* **What is asked**
Leave out any picture and return the remaining listing below exactly as given.

^^^^

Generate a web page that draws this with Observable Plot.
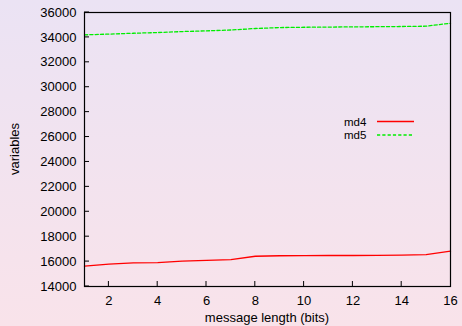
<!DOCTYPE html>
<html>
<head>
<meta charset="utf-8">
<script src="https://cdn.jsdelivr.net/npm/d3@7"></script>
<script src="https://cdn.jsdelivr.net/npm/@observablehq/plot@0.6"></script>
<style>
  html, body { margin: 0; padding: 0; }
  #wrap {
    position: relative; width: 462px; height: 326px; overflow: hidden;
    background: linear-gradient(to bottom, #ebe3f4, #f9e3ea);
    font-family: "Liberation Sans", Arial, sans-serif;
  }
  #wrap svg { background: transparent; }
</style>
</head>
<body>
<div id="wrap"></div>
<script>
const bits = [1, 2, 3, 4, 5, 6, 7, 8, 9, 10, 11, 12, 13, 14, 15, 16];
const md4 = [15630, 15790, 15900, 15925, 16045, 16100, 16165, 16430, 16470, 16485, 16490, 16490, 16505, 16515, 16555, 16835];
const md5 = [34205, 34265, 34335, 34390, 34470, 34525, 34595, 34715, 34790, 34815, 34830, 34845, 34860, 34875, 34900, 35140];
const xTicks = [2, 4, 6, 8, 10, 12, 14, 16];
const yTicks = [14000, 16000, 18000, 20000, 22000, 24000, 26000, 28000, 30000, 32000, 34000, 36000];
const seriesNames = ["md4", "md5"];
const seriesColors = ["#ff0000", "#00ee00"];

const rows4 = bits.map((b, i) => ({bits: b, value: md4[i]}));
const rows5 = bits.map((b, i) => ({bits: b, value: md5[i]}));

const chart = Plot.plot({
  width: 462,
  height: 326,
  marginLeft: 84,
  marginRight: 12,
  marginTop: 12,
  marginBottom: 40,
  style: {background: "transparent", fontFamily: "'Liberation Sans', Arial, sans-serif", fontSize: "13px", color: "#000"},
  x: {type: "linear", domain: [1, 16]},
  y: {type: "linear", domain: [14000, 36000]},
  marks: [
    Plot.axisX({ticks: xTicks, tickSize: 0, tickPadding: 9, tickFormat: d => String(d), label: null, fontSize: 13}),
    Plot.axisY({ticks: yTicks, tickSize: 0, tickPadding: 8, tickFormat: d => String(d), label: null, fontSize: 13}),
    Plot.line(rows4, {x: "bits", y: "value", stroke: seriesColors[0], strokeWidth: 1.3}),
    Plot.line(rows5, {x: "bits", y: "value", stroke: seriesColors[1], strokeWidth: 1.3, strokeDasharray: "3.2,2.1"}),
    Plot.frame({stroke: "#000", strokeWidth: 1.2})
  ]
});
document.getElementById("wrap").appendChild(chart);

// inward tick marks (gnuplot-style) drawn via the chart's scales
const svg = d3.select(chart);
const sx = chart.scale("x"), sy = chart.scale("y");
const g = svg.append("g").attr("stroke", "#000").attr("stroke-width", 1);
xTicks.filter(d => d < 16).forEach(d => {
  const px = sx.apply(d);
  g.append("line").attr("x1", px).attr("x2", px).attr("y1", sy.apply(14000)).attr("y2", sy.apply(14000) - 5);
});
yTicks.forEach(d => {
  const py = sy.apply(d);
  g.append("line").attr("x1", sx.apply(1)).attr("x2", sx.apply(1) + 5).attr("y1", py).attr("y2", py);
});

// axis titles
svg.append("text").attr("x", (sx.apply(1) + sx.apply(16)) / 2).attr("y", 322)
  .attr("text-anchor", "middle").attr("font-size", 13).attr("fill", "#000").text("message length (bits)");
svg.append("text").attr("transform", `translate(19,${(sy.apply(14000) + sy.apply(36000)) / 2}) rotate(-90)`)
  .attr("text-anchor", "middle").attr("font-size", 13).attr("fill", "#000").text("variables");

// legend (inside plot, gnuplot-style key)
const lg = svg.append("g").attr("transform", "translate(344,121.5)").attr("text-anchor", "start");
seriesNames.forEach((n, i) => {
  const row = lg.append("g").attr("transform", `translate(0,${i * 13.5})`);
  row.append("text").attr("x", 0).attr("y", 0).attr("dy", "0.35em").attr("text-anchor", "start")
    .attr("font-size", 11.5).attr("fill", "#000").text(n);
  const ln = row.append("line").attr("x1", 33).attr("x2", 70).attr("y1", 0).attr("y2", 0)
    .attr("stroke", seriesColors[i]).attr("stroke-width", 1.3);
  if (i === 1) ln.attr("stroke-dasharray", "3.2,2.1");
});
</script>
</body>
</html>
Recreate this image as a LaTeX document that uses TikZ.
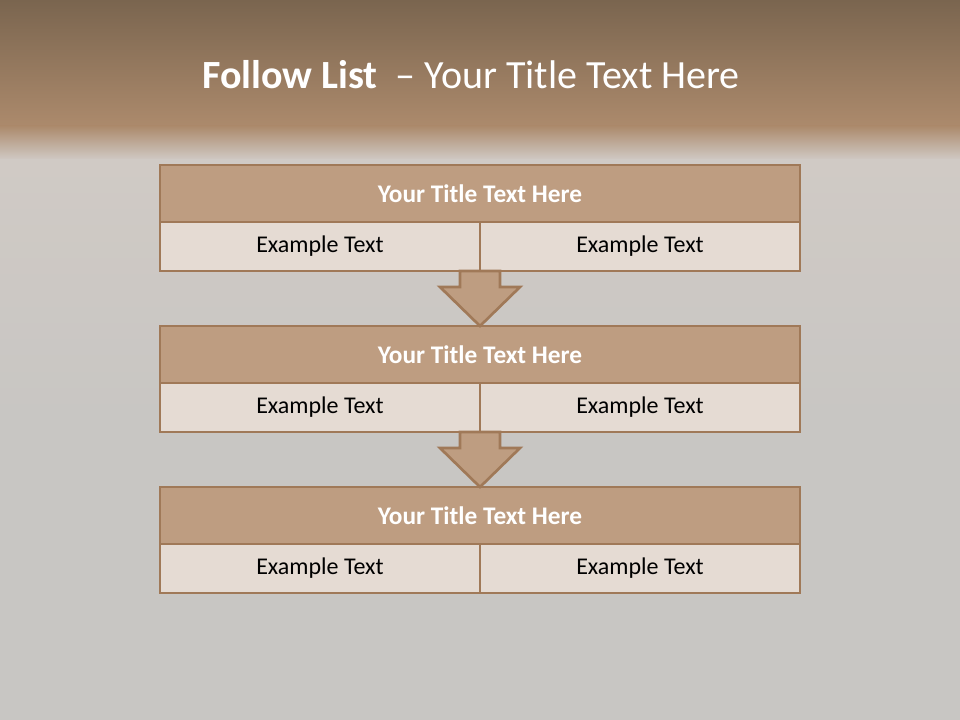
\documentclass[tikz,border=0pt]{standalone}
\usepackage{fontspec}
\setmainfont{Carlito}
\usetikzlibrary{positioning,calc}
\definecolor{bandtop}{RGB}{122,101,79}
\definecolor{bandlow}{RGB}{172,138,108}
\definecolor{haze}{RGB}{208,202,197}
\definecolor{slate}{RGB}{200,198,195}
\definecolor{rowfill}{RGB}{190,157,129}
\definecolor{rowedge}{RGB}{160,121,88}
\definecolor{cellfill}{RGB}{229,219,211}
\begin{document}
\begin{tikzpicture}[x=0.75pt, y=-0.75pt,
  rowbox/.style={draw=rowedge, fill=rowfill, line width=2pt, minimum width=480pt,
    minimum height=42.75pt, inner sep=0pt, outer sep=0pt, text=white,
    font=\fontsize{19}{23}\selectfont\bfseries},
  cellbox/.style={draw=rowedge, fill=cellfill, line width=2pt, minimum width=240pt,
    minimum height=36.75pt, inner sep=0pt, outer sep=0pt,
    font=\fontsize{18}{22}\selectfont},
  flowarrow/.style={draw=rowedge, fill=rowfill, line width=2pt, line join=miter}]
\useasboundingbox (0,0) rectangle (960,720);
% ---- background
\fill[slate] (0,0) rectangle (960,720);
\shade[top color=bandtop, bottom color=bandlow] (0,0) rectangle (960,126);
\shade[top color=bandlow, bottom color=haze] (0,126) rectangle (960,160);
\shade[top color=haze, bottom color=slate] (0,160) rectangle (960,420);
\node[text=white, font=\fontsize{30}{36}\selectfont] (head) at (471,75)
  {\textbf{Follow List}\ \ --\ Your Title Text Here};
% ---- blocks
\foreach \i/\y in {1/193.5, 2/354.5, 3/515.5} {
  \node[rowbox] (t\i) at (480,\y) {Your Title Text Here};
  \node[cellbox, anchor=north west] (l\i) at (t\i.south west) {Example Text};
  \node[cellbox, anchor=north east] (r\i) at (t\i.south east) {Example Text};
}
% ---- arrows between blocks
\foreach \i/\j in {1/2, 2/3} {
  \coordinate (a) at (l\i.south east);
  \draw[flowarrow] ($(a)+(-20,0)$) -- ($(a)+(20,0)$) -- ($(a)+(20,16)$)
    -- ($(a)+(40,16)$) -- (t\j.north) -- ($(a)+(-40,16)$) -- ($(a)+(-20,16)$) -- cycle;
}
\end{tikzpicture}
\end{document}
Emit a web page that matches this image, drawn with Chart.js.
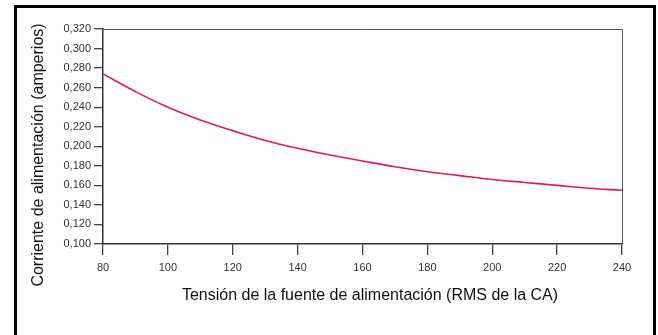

^^^^

* **Problem solution**
Generate a web page that draws this with Observable Plot.
<!DOCTYPE html>
<html>
<head>
<meta charset="utf-8">
<script src="https://cdn.jsdelivr.net/npm/d3@7"></script>
<script src="https://cdn.jsdelivr.net/npm/@observablehq/plot@0.6"></script>
<style>
  html, body { margin: 0; padding: 0; }
  #wrap {
    position: relative; width: 462px; height: 326px; overflow: hidden;
    background: linear-gradient(to bottom, #ebe3f4, #f9e3ea);
    font-family: "Liberation Sans", Arial, sans-serif;
  }
  #wrap svg { background: transparent; }
</style>
</head>
<body>
<div id="wrap"></div>
<script>
const bits = [1, 2, 3, 4, 5, 6, 7, 8, 9, 10, 11, 12, 13, 14, 15, 16];
const md4 = [15630, 15790, 15900, 15925, 16045, 16100, 16165, 16430, 16470, 16485, 16490, 16490, 16505, 16515, 16555, 16835];
const md5 = [34205, 34265, 34335, 34390, 34470, 34525, 34595, 34715, 34790, 34815, 34830, 34845, 34860, 34875, 34900, 35140];
const xTicks = [2, 4, 6, 8, 10, 12, 14, 16];
const yTicks = [14000, 16000, 18000, 20000, 22000, 24000, 26000, 28000, 30000, 32000, 34000, 36000];
const seriesNames = ["md4", "md5"];
const seriesColors = ["#ff0000", "#00ee00"];

const rows4 = bits.map((b, i) => ({bits: b, value: md4[i]}));
const rows5 = bits.map((b, i) => ({bits: b, value: md5[i]}));

const chart = Plot.plot({
  width: 462,
  height: 326,
  marginLeft: 84,
  marginRight: 12,
  marginTop: 12,
  marginBottom: 40,
  style: {background: "transparent", fontFamily: "'Liberation Sans', Arial, sans-serif", fontSize: "13px", color: "#000"},
  x: {type: "linear", domain: [1, 16]},
  y: {type: "linear", domain: [14000, 36000]},
  marks: [
    Plot.axisX({ticks: xTicks, tickSize: 0, tickPadding: 9, tickFormat: d => String(d), label: null, fontSize: 13}),
    Plot.axisY({ticks: yTicks, tickSize: 0, tickPadding: 8, tickFormat: d => String(d), label: null, fontSize: 13}),
    Plot.line(rows4, {x: "bits", y: "value", stroke: seriesColors[0], strokeWidth: 1.3}),
    Plot.line(rows5, {x: "bits", y: "value", stroke: seriesColors[1], strokeWidth: 1.3, strokeDasharray: "3.2,2.1"}),
    Plot.frame({stroke: "#000", strokeWidth: 1.2})
  ]
});
document.getElementById("wrap").appendChild(chart);

// inward tick marks (gnuplot-style) drawn via the chart's scales
const svg = d3.select(chart);
const sx = chart.scale("x"), sy = chart.scale("y");
const g = svg.append("g").attr("stroke", "#000").attr("stroke-width", 1);
xTicks.filter(d => d < 16).forEach(d => {
  const px = sx.apply(d);
  g.append("line").attr("x1", px).attr("x2", px).attr("y1", sy.apply(14000)).attr("y2", sy.apply(14000) - 5);
});
yTicks.forEach(d => {
  const py = sy.apply(d);
  g.append("line").attr("x1", sx.apply(1)).attr("x2", sx.apply(1) + 5).attr("y1", py).attr("y2", py);
});

// axis titles
svg.append("text").attr("x", (sx.apply(1) + sx.apply(16)) / 2).attr("y", 322)
  .attr("text-anchor", "middle").attr("font-size", 13).attr("fill", "#000").text("message length (bits)");
svg.append("text").attr("transform", `translate(19,${(sy.apply(14000) + sy.apply(36000)) / 2}) rotate(-90)`)
  .attr("text-anchor", "middle").attr("font-size", 13).attr("fill", "#000").text("variables");

// legend (inside plot, gnuplot-style key)
const lg = svg.append("g").attr("transform", "translate(344,121.5)").attr("text-anchor", "start");
seriesNames.forEach((n, i) => {
  const row = lg.append("g").attr("transform", `translate(0,${i * 13.5})`);
  row.append("text").attr("x", 0).attr("y", 0).attr("dy", "0.35em").attr("text-anchor", "start")
    .attr("font-size", 11.5).attr("fill", "#000").text(n);
  const ln = row.append("line").attr("x1", 33).attr("x2", 70).attr("y1", 0).attr("y2", 0)
    .attr("stroke", seriesColors[i]).attr("stroke-width", 1.3);
  if (i === 1) ln.attr("stroke-dasharray", "3.2,2.1");
});
</script>
</body>
</html>
Recreate this image as a LaTeX document that uses TikZ.
\documentclass[tikz,border=0pt]{standalone}
\usepackage{fontspec}
\setmainfont{Carlito}
\usetikzlibrary{positioning,calc}
\definecolor{bandtop}{RGB}{122,101,79}
\definecolor{bandlow}{RGB}{172,138,108}
\definecolor{haze}{RGB}{208,202,197}
\definecolor{slate}{RGB}{200,198,195}
\definecolor{rowfill}{RGB}{190,157,129}
\definecolor{rowedge}{RGB}{160,121,88}
\definecolor{cellfill}{RGB}{229,219,211}
\begin{document}
\begin{tikzpicture}[x=0.75pt, y=-0.75pt,
  rowbox/.style={draw=rowedge, fill=rowfill, line width=2pt, minimum width=480pt,
    minimum height=42.75pt, inner sep=0pt, outer sep=0pt, text=white,
    font=\fontsize{19}{23}\selectfont\bfseries},
  cellbox/.style={draw=rowedge, fill=cellfill, line width=2pt, minimum width=240pt,
    minimum height=36.75pt, inner sep=0pt, outer sep=0pt,
    font=\fontsize{18}{22}\selectfont},
  flowarrow/.style={draw=rowedge, fill=rowfill, line width=2pt, line join=miter}]
\useasboundingbox (0,0) rectangle (960,720);
% ---- background
\fill[slate] (0,0) rectangle (960,720);
\shade[top color=bandtop, bottom color=bandlow] (0,0) rectangle (960,126);
\shade[top color=bandlow, bottom color=haze] (0,126) rectangle (960,160);
\shade[top color=haze, bottom color=slate] (0,160) rectangle (960,420);
\node[text=white, font=\fontsize{30}{36}\selectfont] (head) at (471,75)
  {\textbf{Follow List}\ \ --\ Your Title Text Here};
% ---- blocks
\foreach \i/\y in {1/193.5, 2/354.5, 3/515.5} {
  \node[rowbox] (t\i) at (480,\y) {Your Title Text Here};
  \node[cellbox, anchor=north west] (l\i) at (t\i.south west) {Example Text};
  \node[cellbox, anchor=north east] (r\i) at (t\i.south east) {Example Text};
}
% ---- arrows between blocks
\foreach \i/\j in {1/2, 2/3} {
  \coordinate (a) at (l\i.south east);
  \draw[flowarrow] ($(a)+(-20,0)$) -- ($(a)+(20,0)$) -- ($(a)+(20,16)$)
    -- ($(a)+(40,16)$) -- (t\j.north) -- ($(a)+(-40,16)$) -- ($(a)+(-20,16)$) -- cycle;
}
\end{tikzpicture}
\end{document}
Emit a web page that matches this image, drawn with Chart.js.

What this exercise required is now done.